* Stated exercise *
Only the lines from the start up to and including the line containing "t = list(np.round(0.3" should be repeated, word for word.

* Data block *
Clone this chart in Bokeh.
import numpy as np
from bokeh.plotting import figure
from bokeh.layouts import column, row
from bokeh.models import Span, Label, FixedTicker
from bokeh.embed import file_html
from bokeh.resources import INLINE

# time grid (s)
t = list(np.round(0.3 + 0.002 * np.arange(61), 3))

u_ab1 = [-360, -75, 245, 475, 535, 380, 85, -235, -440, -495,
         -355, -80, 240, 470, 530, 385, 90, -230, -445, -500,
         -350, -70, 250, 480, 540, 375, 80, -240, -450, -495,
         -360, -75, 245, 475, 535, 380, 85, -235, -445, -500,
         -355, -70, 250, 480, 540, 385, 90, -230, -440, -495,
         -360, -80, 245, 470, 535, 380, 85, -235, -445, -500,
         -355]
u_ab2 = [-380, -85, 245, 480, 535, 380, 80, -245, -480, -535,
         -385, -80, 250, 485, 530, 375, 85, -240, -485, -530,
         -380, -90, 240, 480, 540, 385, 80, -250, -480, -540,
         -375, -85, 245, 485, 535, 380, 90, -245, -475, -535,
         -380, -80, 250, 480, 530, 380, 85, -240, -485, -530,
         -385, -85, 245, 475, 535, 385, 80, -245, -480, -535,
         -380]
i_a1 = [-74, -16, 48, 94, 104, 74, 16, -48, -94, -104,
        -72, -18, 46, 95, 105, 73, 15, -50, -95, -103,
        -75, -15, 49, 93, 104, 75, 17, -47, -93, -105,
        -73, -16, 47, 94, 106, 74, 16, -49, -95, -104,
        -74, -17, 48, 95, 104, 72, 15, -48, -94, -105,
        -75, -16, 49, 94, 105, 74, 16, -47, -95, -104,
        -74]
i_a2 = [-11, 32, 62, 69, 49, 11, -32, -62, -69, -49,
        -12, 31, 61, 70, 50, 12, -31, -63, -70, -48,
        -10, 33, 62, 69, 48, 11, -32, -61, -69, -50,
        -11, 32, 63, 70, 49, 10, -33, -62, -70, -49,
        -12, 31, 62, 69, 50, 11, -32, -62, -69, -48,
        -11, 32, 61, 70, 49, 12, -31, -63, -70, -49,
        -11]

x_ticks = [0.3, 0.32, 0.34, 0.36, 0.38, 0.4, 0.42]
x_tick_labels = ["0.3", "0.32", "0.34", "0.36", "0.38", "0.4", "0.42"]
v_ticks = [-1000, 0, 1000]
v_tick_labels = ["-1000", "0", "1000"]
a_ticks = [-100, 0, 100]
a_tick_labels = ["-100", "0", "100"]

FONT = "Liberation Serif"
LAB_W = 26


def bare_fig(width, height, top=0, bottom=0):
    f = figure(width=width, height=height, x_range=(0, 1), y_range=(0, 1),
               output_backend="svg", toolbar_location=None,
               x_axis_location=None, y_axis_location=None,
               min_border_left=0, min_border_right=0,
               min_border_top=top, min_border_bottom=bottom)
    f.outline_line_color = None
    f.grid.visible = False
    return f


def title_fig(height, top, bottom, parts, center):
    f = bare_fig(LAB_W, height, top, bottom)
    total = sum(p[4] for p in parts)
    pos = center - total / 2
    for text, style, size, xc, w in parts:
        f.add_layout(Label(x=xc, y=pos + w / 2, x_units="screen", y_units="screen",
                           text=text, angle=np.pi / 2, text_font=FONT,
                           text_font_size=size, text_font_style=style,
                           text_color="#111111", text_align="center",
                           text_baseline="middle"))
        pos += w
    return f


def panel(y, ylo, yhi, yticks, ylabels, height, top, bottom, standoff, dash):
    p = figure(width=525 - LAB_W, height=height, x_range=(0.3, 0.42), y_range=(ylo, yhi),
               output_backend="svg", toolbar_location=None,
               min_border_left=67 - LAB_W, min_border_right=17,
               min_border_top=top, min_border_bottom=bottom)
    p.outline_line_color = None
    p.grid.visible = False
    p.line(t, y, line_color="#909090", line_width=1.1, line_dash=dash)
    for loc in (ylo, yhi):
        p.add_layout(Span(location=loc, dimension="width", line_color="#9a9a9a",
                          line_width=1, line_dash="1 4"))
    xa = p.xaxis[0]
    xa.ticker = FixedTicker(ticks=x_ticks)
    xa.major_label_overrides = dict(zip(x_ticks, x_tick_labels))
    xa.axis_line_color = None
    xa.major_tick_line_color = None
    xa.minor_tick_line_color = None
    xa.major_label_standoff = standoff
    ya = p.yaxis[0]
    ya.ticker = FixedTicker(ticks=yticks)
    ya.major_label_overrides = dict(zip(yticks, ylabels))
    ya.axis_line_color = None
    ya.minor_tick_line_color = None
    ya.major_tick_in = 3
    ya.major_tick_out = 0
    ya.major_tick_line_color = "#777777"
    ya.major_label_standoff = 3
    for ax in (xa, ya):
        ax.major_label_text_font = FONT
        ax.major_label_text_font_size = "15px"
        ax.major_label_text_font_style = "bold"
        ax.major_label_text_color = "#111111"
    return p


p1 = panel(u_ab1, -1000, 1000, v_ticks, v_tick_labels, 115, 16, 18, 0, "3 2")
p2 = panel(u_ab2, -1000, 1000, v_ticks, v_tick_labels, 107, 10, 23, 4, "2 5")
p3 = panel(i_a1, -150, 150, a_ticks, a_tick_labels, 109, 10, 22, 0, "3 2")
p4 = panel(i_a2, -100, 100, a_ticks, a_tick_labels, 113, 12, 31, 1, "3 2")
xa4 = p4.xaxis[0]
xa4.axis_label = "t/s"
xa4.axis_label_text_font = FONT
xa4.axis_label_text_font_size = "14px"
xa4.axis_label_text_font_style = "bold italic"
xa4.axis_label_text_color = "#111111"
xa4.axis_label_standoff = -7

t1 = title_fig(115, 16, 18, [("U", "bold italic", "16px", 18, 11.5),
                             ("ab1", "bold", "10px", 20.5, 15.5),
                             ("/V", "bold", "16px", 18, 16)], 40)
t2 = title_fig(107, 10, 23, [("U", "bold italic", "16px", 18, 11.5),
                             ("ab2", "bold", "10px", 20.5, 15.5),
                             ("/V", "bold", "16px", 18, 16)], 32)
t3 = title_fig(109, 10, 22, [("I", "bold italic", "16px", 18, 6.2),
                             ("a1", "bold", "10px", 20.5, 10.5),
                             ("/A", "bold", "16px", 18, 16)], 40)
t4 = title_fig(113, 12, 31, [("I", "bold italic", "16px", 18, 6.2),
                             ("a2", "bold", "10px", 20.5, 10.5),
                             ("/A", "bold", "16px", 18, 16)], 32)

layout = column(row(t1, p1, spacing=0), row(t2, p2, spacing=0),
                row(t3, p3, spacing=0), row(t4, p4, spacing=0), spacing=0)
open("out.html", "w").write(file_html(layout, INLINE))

* Finished answer *
Clone this chart in Bokeh.
import numpy as np
from bokeh.plotting import figure
from bokeh.layouts import column, row
from bokeh.models import Span, Label, FixedTicker
from bokeh.embed import file_html
from bokeh.resources import INLINE

# time grid (s)
t = list(np.round(0.3 + 0.002 * np.arange(61), 3))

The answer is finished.